Are there other books you would like to adapt in the future?
I know a lot of web series creators go on to make sequel series and/or adaptations of other novels and I have so much respect for the people who do that, but Middlemarch is it for me. Adaptation will likely continue to be a central feature of my work, and I may eventually make some kind of (much shorter) web series again, but, because of how much work the series took and how much I love the way it turned out, I don’t want to follow Middlemarch with another series like it. I put everything I had into this web series and once it’s over, I’m going to let myself step out of the literary web series world and figure out what entirely new and different thing I want to make next.
Any words for viewers of Middlemarch and Fandomania readers?
To anyone who has been watching the series: thank you.
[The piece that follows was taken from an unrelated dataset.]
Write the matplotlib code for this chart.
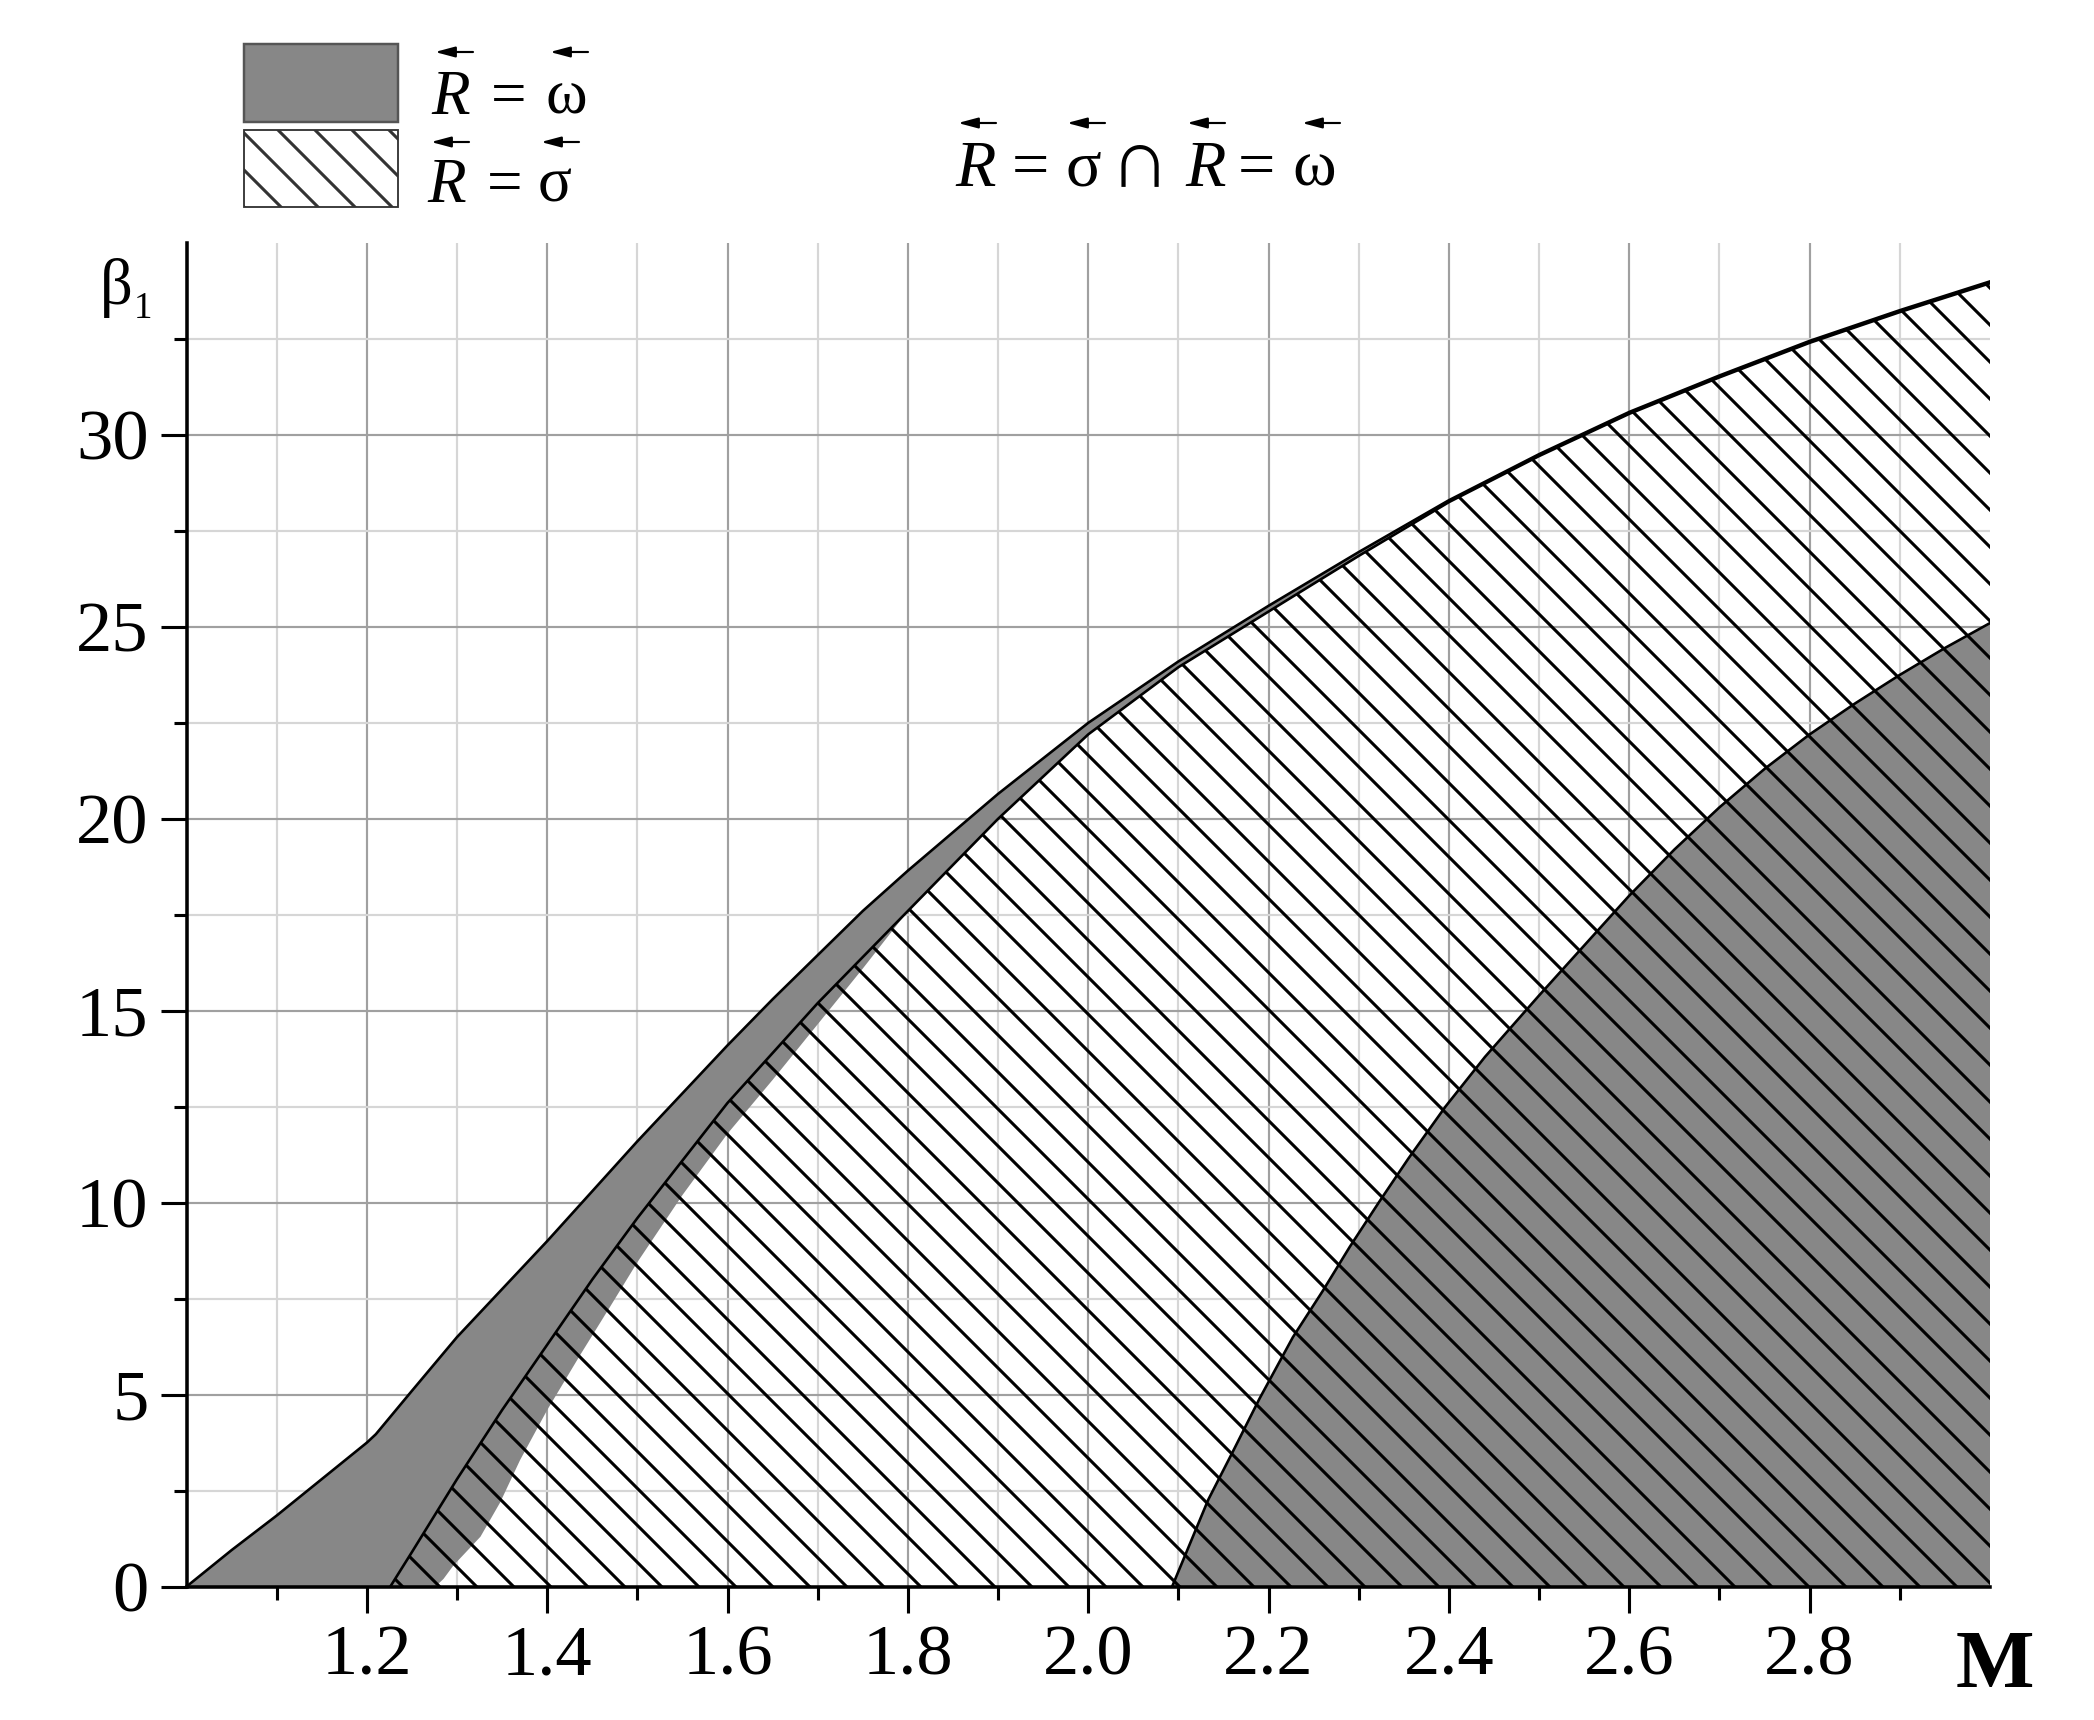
import numpy as np
import matplotlib.pyplot as plt
from matplotlib.patches import Rectangle, FancyArrowPatch

# outer boundary of the R=omega band (black line)
upper_m = [1.0, 1.05, 1.1, 1.15, 1.2, 1.21, 1.25, 1.3, 1.35, 1.4, 1.45, 1.5, 1.55, 1.6,
           1.65, 1.7, 1.75, 1.8, 1.9, 2.0, 2.1, 2.2, 2.3, 2.4, 2.5, 2.6, 2.7, 2.8, 2.9, 3.0]
upper_b = [0.0, 0.95, 1.85, 2.8, 3.75, 3.97, 5.1, 6.5, 7.75, 9.0, 10.3, 11.6, 12.85, 14.1,
           15.3, 16.45, 17.6, 18.65, 20.65, 22.5, 24.1, 25.55, 26.95, 28.3, 29.5, 30.6, 31.55,
           32.45, 33.25, 34.0]

# boundary of the R=sigma region (black line)
sigma_m = [1.226, 1.25, 1.3, 1.35, 1.4, 1.45, 1.5, 1.55, 1.6, 1.65, 1.7, 1.75, 1.8,
           1.9, 2.0, 2.1, 2.2, 2.3, 2.4, 2.5, 2.6, 2.7, 2.8, 2.9, 3.0]
sigma_b = [0.0, 0.9, 2.8, 4.6, 6.3, 8.0, 9.6, 11.1, 12.6, 13.9, 15.2, 16.4, 17.6,
           20.0, 22.2, 23.95, 25.4, 26.85, 28.25, 29.45, 30.55, 31.5, 32.4, 33.2, 33.95]

# inner edge of the R=omega band (no outline)
inner_m = [1.276, 1.285, 1.296, 1.31, 1.326, 1.348, 1.37, 1.4, 1.437, 1.47, 1.5, 1.55,
           1.6, 1.65, 1.7, 1.75, 1.8]
inner_b = [0.0, 0.2, 0.55, 0.9, 1.3, 2.2, 3.3, 4.6, 6.05, 7.3, 8.45, 10.2,
           11.8, 13.2, 14.65, 16.1, 17.6]

# lower right R=omega region
low_m = [2.093, 2.133, 2.16, 2.19, 2.227, 2.26, 2.29, 2.322, 2.355, 2.396, 2.44, 2.47, 2.5,
         2.55, 2.6, 2.65, 2.7, 2.75, 2.8, 2.85, 2.9, 2.95, 3.0]
low_b = [0.0, 2.26, 3.5, 4.9, 6.5, 7.7, 8.85, 10.0, 11.15, 12.5, 13.8, 14.6, 15.4,
         16.7, 18.0, 19.2, 20.3, 21.3, 22.2, 23.0, 23.75, 24.45, 25.1]

m_major = [1.2, 1.4, 1.6, 1.8, 2.0, 2.2, 2.4, 2.6, 2.8]
m_minor = [1.1, 1.3, 1.5, 1.7, 1.9, 2.1, 2.3, 2.5, 2.7, 2.9]
b_major = [0, 5, 10, 15, 20, 25, 30]
b_minor = [2.5, 7.5, 12.5, 17.5, 22.5, 27.5, 32.5]

W, H, DPI = 2094, 1720, 222
GRAY = '#878787'
SERIF = ['Liberation Serif', 'DejaVu Serif']
HATCH = '\\\\'

plt.rcParams['font.family'] = SERIF
plt.rcParams['hatch.linewidth'] = 1.0

fig = plt.figure(figsize=(W / DPI, H / DPI), dpi=DPI)
ax = fig.add_axes([186.5 / W, 1 - 1586.6 / H, (1990 - 186.5) / W, (1586.6 - 243) / H])
ax.set_xlim(1.0, 3.0)
ax.set_ylim(0, 35)

# gray band between the outer line and the sigma line / inner edge
sm = np.array(sigma_m)
sb = np.array(sigma_b)
keep = sm >= inner_m[-1]
band_x = list(upper_m) + list(sm[keep][::-1]) + list(inner_m[::-1])
band_y = list(upper_b) + list(sb[keep][::-1]) + list(inner_b[::-1])
ax.fill(band_x, band_y, facecolor=GRAY, edgecolor='none', zorder=1)

ax.fill(list(low_m) + [3.0], list(low_b) + [0.0], facecolor=GRAY, edgecolor='none', zorder=1)

# hatched R=sigma region
ax.fill(list(sigma_m) + [3.0], list(sigma_b) + [0.0], facecolor='none', edgecolor='black',
        hatch=HATCH, linewidth=0, zorder=2)

for xs, ys in [(upper_m, upper_b), (sigma_m, sigma_b), (low_m, low_b)]:
    ax.plot(xs, ys, color='black', lw=0.85, zorder=3, solid_joinstyle='round')

ax.set_xticks(m_major, labels=[f'{v:.1f}' for v in m_major])
ax.set_xticks(m_minor, minor=True)
ax.set_yticks(b_major, labels=[str(v) for v in b_major])
ax.set_yticks(b_minor, minor=True)
ax.tick_params(which='major', direction='out', length=8.4, width=1.0, labelsize=23.5, pad=3.9)
ax.tick_params(which='minor', direction='out', length=4.2, width=1.0)

ax.set_axisbelow(True)
ax.grid(which='major', color='#a0a0a0', lw=0.7)
ax.grid(which='minor', color='#d6d6d6', lw=0.7)
for side in ['top', 'right']:
    ax.spines[side].set_visible(False)
for side in ['left', 'bottom']:
    ax.spines[side].set_linewidth(1.15)


def put(x, y, s, **kw):
    fig.text(x / W, 1 - y / H, s, **kw)


def arrow(xc, y, half=19):
    fig.add_artist(FancyArrowPatch(((xc + half) / W, 1 - y / H), ((xc - half) / W, 1 - y / H),
                                   transform=fig.transFigure, color='black', lw=0.7,
                                   arrowstyle='-|>,head_length=0.45,head_width=0.12',
                                   mutation_scale=12, shrinkA=0, shrinkB=0))


# axis labels
put(1995, 1687, 'M', ha='center', va='baseline', fontsize=27, fontweight='bold')
put(100, 304, '\u03b2', ha='left', va='baseline', fontsize=21)
put(134, 318, '1', ha='left', va='baseline', fontsize=12)

# legend boxes
fig.add_artist(Rectangle((244 / W, 1 - 122 / H), 154 / W, 78 / H, transform=fig.transFigure,
                         facecolor=GRAY, edgecolor='#555555', lw=0.8))
fig.add_artist(Rectangle((244 / W, 1 - 207 / H), 154 / W, 77 / H, transform=fig.transFigure,
                         facecolor='white', edgecolor='#333333', lw=0.6, hatch=HATCH))

# legend texts: R = omega, R = sigma
LEG = 20.5
for base, x0, last, last_x, arrow_y, ac in [(114, 431, '\u03c9', 545, 52, 569),
                                              (202, 427, '\u03c3', 538, 142, 560)]:
    put(x0, base, 'R', style='italic', fontsize=LEG, va='baseline')
    put(x0 + 60, base, '=', fontsize=LEG, va='baseline')
    put(last_x, base, last, fontsize=LEG, va='baseline')
    arrow(x0 + 23, arrow_y)
    arrow(ac, arrow_y)

# title: R = sigma  cap  R = omega
tb = 186
TS = 21.5
pieces = [(955, 'R', 'italic', TS), (1012, '=', 'normal', TS), (1066, '\u03c3', 'normal', TS),
          (1110, '\u2229', 'normal', 27), (1185, 'R', 'italic', TS), (1238, '=', 'normal', TS),
          (1292, '\u03c9', 'normal', TS)]
for x, s, st, fs in pieces:
    put(x, tb, s, style=st, fontsize=fs, va='baseline')
for x in [977, 1086, 1206, 1321]:
    arrow(x, 123)

fig.savefig('out.png', dpi=DPI)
For a writer, I’m remarkably bad at expressing my gratitude in words, but it really does mean the world to me to see these characters that I love so much finding their way into other people’s hearts. Every comment, every gifset, every paragraph written in the tags on Tumblr — each of these things makes me feel that this story, small and unconventional and ordinary as it is, is a story worth telling. And there’s nothing better than that.